The dozen chapters are organized both by ingredients and where they’re found – potatoes, dairy, from the sea, in the bread box, orchard – as well as meal and dish type – Sunday lunch, country suppers, pies and tarts, puddings and cakes and other confections. The introduction provides tips for stocking the larder. A final chapter – “Country Kids” – shares recipes that have proven to be child-friendly. There’s even a nod to McDonnell’s American roots with recipes such as Oyster Pudding for American Thanksgiving and Our Magnificent Ode to ’Merica Meal with buttermilk fried chicken.

The first full chapter includes a primer on milk. It discusses DIY butter, buttermilk, basic farmer cheese, ricotta, crème fraiche, sour cream, mascarpone, cream cheese, clotted cream, sweetened condensed milk, evaporated milk, farmhouse yogurt, Irish cream and something called moonshine syllabub, basically whipped cream sweetened with sugar and flavored with brandy or an Irish spirit.

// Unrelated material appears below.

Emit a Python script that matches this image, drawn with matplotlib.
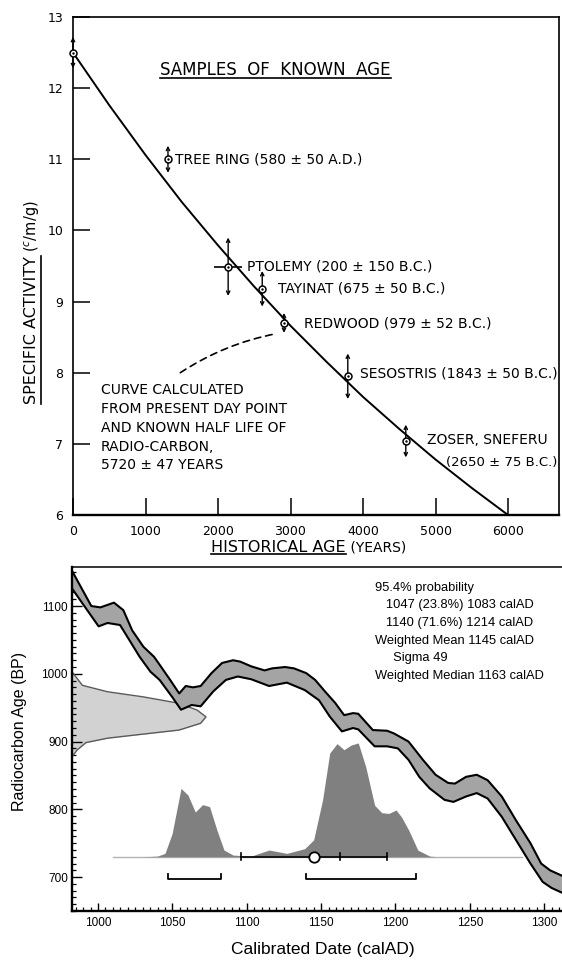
'''
    two-panel radiocarbon figure:
    top - Libby's samples of known age, bottom - a calibrated date
'''
import numpy as np
import matplotlib
matplotlib.use('Agg')
from matplotlib import pyplot as plt
from matplotlib.lines import Line2D
from matplotlib.ticker import MultipleLocator

# ---------------- top panel: samples of known age ----------------
curve_age = [0, 500, 1000, 1500, 2000, 2500, 3000, 3500, 4000, 4500, 5000, 5500, 6000]
curve_act = [12.5, 11.76, 11.06, 10.4, 9.79, 9.21, 8.66, 8.15, 7.66, 7.21, 6.78, 6.38, 6.0]

sample_label = ['', 'TREE RING (580 ± 50 A.D.)', 'PTOLEMY (200 ± 150 B.C.)',
                'TAYINAT (675 ± 50 B.C.)', 'REDWOOD (979 ± 52 B.C.)',
                'SESOSTRIS (1843 ± 50 B.C.)', 'ZOSER, SNEFERU']
sample_age = [0, 1310, 2140, 2610, 2910, 3790, 4590]
sample_act = [12.5, 11.0, 9.49, 9.18, 8.70, 7.95, 7.04]
sample_err = [0.22, 0.19, 0.41, 0.25, 0.14, 0.32, 0.23]
sample_age_err = [0, 0, 190, 0, 0, 0, 0]
zoser_date = '(2650 ± 75 B.C.)'
curve_note = ('CURVE CALCULATED\nFROM PRESENT DAY POINT\nAND KNOWN HALF LIFE OF\n'
              'RADIO-CARBON,\n5720 ± 47 YEARS')

top_xticks = [0, 1000, 2000, 3000, 4000, 5000, 6000]
top_yticks = [6, 7, 8, 9, 10, 11, 12, 13]

# ---------------- bottom panel: calibration ----------------
upper_yr = [982.5, 995.5, 1001.6, 1010.7, 1017, 1023, 1030.5, 1037.7, 1042.5, 1048.5,
            1054.6, 1059, 1063.8, 1069, 1076.3, 1083.4, 1090.8, 1095.6, 1103, 1112,
            1117, 1125.8, 1131.8, 1140, 1146, 1153, 1159.5, 1165.5, 1171.5, 1175,
            1184.8, 1194.4, 1199, 1208.8, 1218.5, 1227, 1235.4, 1240, 1247.5, 1254.7,
            1262, 1271.5, 1281, 1290.8, 1298, 1304, 1312]
upper_bp = [1152, 1100, 1098, 1105, 1094, 1064, 1040, 1025, 1010, 991,
            971, 982, 980, 982, 1001, 1016, 1020, 1018, 1011, 1005,
            1008, 1010, 1008, 1001, 991, 973, 957, 939, 942, 941,
            917, 916, 912, 900, 873, 851, 839, 838, 848, 851,
            843, 819, 784, 750, 720, 710, 702]
lower_yr = [982.5, 989.5, 1000.4, 1006.4, 1014.8, 1021, 1028, 1035.3, 1041.4, 1049.8,
            1055.8, 1063, 1069, 1077.5, 1086, 1094, 1103, 1115, 1127, 1139,
            1148.6, 1155.8, 1164, 1171.5, 1175, 1186, 1194.4, 1201.6, 1208.8, 1216,
            1223, 1233, 1239, 1247.5, 1254.7, 1262, 1271.5, 1281, 1290.8, 1299,
            1305, 1312]
lower_bp = [1126, 1104, 1070, 1075, 1072, 1050, 1025, 1003, 991, 966,
            947, 954, 952, 974, 991, 996, 992, 982, 987, 976,
            961, 937, 915, 920, 918, 893, 893, 890, 873, 848,
            831, 814, 811, 819, 824, 816, 789, 755, 720, 693,
            684, 677]

# measured radiocarbon age, drawn against the y axis
gauss_bp = [1003, 983, 973.5, 966, 956.5, 946.5, 936.5, 927, 917, 911, 905, 898.5, 887.5, 877.5]
gauss_yr = [982.5, 989.5, 1006.4, 1030.3, 1054.5, 1066.6, 1072.6, 1069, 1054.5, 1030.3,
            1006.4, 991.9, 985.9, 982.5]

# calibrated probability distribution
dist_base = 730
dist_yr = [1030, 1040, 1045, 1049.8, 1055.8, 1060.5, 1065.4, 1070.3, 1075, 1080,
           1084.7, 1090.8, 1103, 1115, 1127, 1139, 1145, 1151, 1155.8, 1160.7,
           1165.4, 1170.3, 1175, 1180, 1186, 1190.8, 1195.6, 1200.4, 1204, 1209,
           1215, 1223, 1228]
dist_bp = [730, 731, 735, 764, 831, 821, 796, 807, 804, 769,
           740, 732.5, 731, 740, 735, 742, 755, 814, 883, 897,
           888, 895, 898, 863, 806, 795, 794, 799, 789, 769,
           740, 731, 730]
baseline_yr = [1010, 1285]

cal_mean = 1145
cal_sigma = 49
cal_median = 1163
range_from = [1047, 1140]
range_to = [1083, 1214]
range_bp = 697

summary = ['95.4% probability',
           '   1047 (23.8%) 1083 calAD',
           '   1140 (71.6%) 1214 calAD',
           'Weighted Mean 1145 calAD',
           '     Sigma 49',
           'Weighted Median 1163 calAD']

plt.rcParams['font.family'] = ['Liberation Sans', 'DejaVu Sans']
HAND = 'DejaVu Sans'

fig = plt.figure(figsize=(5.62, 9.61), dpi=100)
W, H = 562.0, 961.0


def underline(txt, vertical=False, lw=1.2):
    fig.canvas.draw()
    bb = txt.get_window_extent().transformed(fig.transFigure.inverted())
    if vertical:
        x = bb.x1 + 1.0 / W
        ln = Line2D([x, x], [bb.y0, bb.y1], color='k', lw=lw, transform=fig.transFigure)
    else:
        y = bb.y0 + 1.0 / H
        ln = Line2D([bb.x0, bb.x1], [y, y], color='k', lw=lw, transform=fig.transFigure)
    fig.add_artist(ln)


# ======================= top panel =======================
ax = fig.add_axes([73 / W, 1 - 515 / H, (559 - 73) / W, (515 - 17) / H])
ax.set_xlim(0, 6703)
ax.set_ylim(6, 13)
ax.set_xticks(top_xticks)
ax.set_yticks(top_yticks)
ax.tick_params(direction='in', length=12, width=1.1, labelsize=9, pad=7)
for lbl in ax.get_xticklabels() + ax.get_yticklabels():
    lbl.set_fontfamily(HAND)
for sp in ax.spines.values():
    sp.set_linewidth(1.2)
ax.spines['bottom'].set_linewidth(1.7)

ax.plot(curve_age, curve_act, 'k-', lw=1.4, zorder=3)

ax.errorbar(sample_age, sample_act, xerr=sample_age_err, fmt='none',
            ecolor='k', elinewidth=1.2, capsize=0, zorder=3)
for i in range(len(sample_age)):
    ax.annotate('', xy=(sample_age[i], sample_act[i] + sample_err[i]),
                xytext=(sample_age[i], sample_act[i] - sample_err[i]),
                arrowprops=dict(arrowstyle='<->', lw=1.0, color='k',
                                shrinkA=0, shrinkB=0, mutation_scale=6),
                zorder=3)
ax.plot(sample_age, sample_act, 'o', ms=5, mfc='white', mec='k', mew=1.1, zorder=5,
        clip_on=False)
ax.plot(sample_age, sample_act, '.', ms=1.5, color='k', zorder=6, clip_on=False)

label_dx = [0, 7, 19, 16, 20, 12, 21]
label_dy = [0, 0, 0, 0, -1, 3, 1]
for i in range(1, len(sample_age)):
    ax.annotate(sample_label[i], xy=(sample_age[i], sample_act[i]),
                xytext=(label_dx[i], label_dy[i]), textcoords='offset pixels',
                ha='left', va='center', fontsize=10, fontfamily=HAND)
ax.annotate(zoser_date, xy=(sample_age[-1], sample_act[-1]), xytext=(40, -21),
            textcoords='offset pixels', ha='left', va='center', fontsize=9.5,
            fontfamily=HAND)

ax.text(386, 7.86, curve_note, ha='left', va='top', fontsize=10,
        fontfamily=HAND, linespacing=1.45)
ax.annotate('', xy=(2810, 8.55), xytext=(1480, 8.0),
            arrowprops=dict(arrowstyle='-', ls=(0, (4, 3)), lw=1.2, color='k',
                            connectionstyle='arc3,rad=-0.1', shrinkA=0, shrinkB=0))

title = ax.text(2790, 12.26, 'SAMPLES  OF  KNOWN  AGE', ha='center', va='center',
                fontsize=12, fontfamily=HAND)

xl = fig.text(211 / W, 1 - 547 / H, 'HISTORICAL AGE', ha='left', va='center',
              fontsize=11.5, fontfamily=HAND)
ax.annotate(' (YEARS)', xy=(1, 0), xycoords=xl, ha='left', va='bottom',
            fontsize=10, fontfamily=HAND)

yl = fig.text(32 / W, 1 - 330 / H, 'SPECIFIC ACTIVITY', rotation=90, ha='center',
              va='center', fontsize=11.5, fontfamily=HAND)
ax.annotate('($^{c}$/m/g)', xy=(0.5, 1), xycoords=yl, xytext=(0, 4),
            textcoords='offset pixels', rotation=90, ha='center', va='bottom',
            fontsize=10.5, fontfamily=HAND)

# ======================= bottom panel =======================
ax2 = fig.add_axes([72 / W, 1 - 911 / H, (562 - 72) / W, (911 - 567) / H])
ax2.set_xlim(982.5, 1312)
ax2.set_ylim(650, 1157.6)

ax2.fill_betweenx(gauss_bp, gauss_yr[-1], gauss_yr, color='#d2d2d2', lw=0, zorder=1)
ax2.plot(gauss_yr, gauss_bp, color='#5a5a5a', lw=1.0, zorder=2)

ax2.fill(np.r_[upper_yr, lower_yr[::-1]], np.r_[upper_bp, lower_bp[::-1]],
         color='#a4a4a4', lw=0, zorder=2)
ax2.plot(upper_yr, upper_bp, color='k', lw=1.5, zorder=3)
ax2.plot(lower_yr, lower_bp, color='k', lw=1.5, zorder=3)

ax2.plot(baseline_yr, [dist_base, dist_base], color='#b4b4b4', lw=1.0, zorder=2)
ax2.fill_between(dist_yr, dist_base, dist_bp, color='#808080', lw=0, zorder=3)

# mean +/- sigma with median tick
ax2.plot([cal_mean - cal_sigma, cal_mean + cal_sigma], [dist_base, dist_base],
         color='k', lw=1.2, zorder=4)
for xv in [cal_mean - cal_sigma, cal_median, cal_mean + cal_sigma]:
    ax2.plot([xv, xv], [dist_base - 5, dist_base + 5], color='k', lw=1.2, zorder=4)
ax2.plot([cal_mean], [dist_base], 'o', ms=7.5, mfc='white', mec='k', mew=1.3, zorder=5)

# 95.4% ranges
for a, b in zip(range_from, range_to):
    ax2.plot([a, a, b, b], [range_bp + 8, range_bp, range_bp, range_bp + 8],
             color='k', lw=1.3, zorder=4)

ax2.text(0.618, 0.957, '\n'.join(summary), transform=ax2.transAxes, ha='left',
         va='top', fontsize=9.3, linespacing=1.63)

ax2.xaxis.set_major_locator(MultipleLocator(50))
ax2.xaxis.set_minor_locator(MultipleLocator(5))
ax2.yaxis.set_major_locator(MultipleLocator(100))
ax2.yaxis.set_minor_locator(MultipleLocator(10))
ax2.tick_params(which='major', direction='in', length=6, width=1.0, labelsize=8.5, pad=4)
ax2.tick_params(which='minor', direction='in', length=3, width=0.9)
ax2.tick_params(axis='y', which='major', length=7, pad=3)
ax2.spines['right'].set_visible(False)
ax2.spines['left'].set_linewidth(1.7)
ax2.spines['bottom'].set_linewidth(1.7)
ax2.spines['top'].set_linewidth(1.1)

ax2.set_xlabel('Calibrated Date (calAD)', fontsize=12.5)
ax2.xaxis.set_label_coords((323 - 72) / 490, -(942 - 911) / 344)
ax2.set_ylabel('Radiocarbon Age (BP)', fontsize=11.5)
ax2.yaxis.set_label_coords(-(72 - 27) / 490, (911 - 731) / 344)

underline(title)
underline(xl)
underline(yl, vertical=True)

fig.savefig('out.png', dpi=100)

After butter comes bread: traditional white soda bread, farmhouse milk bread, golden caraway rye bread, cream scones. After bread, there are potatoes: colcannon, champ, boxty, potato bread. Look also for bangers and mash, Irish wedding cake, Irish seafood chowder, Irish pancakes and an assortment of sweet and savory pies, including oxtail and ale. For dessert, there are apple fritters, tea cakes, gooseberry jam, Grandma’s Gooseberry Tart, Sweet Caraway Seed Cake, Smoky and Salty Buttermilk Vanilla Fudge and Smoky Dark Chocolate Porter Cake.

Matte images offer a light, bright and whimsical look at rural Ireland. Many feature bucolic backdrops with lots of shades of green. McDonnell even includes a couple of portraits of her husband and son in mud-covered rubber boots. The overall effect is charming.

What’s not: Most but not all recipes are accompanied by photographs.

Sweet Caraway Seed Cake

From “The Farmette Cookbook” by Imen McDonnell

3/4 cup butter, softened

1 1/2 cups superfine or granulated sugar

3 eggs

About 1 tablespoon milk or water

1/2 teaspoon vanilla extract

1 1/2 cups all-purpose flour

1/2 teaspoon baking powder

1 tablespoon fresh caraway seeds

Preheat the oven to 350 degrees. Line the base of a 7-inch springform pan with parchment paper; set aside.

Cream the butter in a mixing bowl with a wooden spoon. Add the sugar and beat until light and fluffy. Whisk the eggs, milk or water, and vanilla together, and gradually add to the creamed butter and sugar. Fold in the flour in batches; mix the baking powder in with the last addition of the flour. Gently mix in the caraway seeds. Pour into the prepared cake pan.

Bake for 50 to 60 minutes. The cake is done when a toothpick comes out clean. Remove it from the oven, and let cool in the pan on a wire rack.

Cool completely before slicing.

Yield: about 6 servings

Moonshine Syllabub

From “The Farmette Cookbook” by Imen McDonnell

1/8 cup Irish poitin (moonshine) (wine or brandy works, too)

1/2 cup sugar

Zest and juice of 1 lemon

1 cup heavy cream

In a small bowl, combine the poitin, sugar, lemon zest and juice; stir to dissolve. In a large chilled bowl, start beating the cream with a hand whisk or an electric mixer. Gradually add in the poitin mixture, whisking constantly, until soft peaks form.

Serve immediately, or cover and chill until ready to serve.

Yield: about 4 servings

Note: Serve with sweet biscuits (or Sweet Caraway Seed Cake) on the side.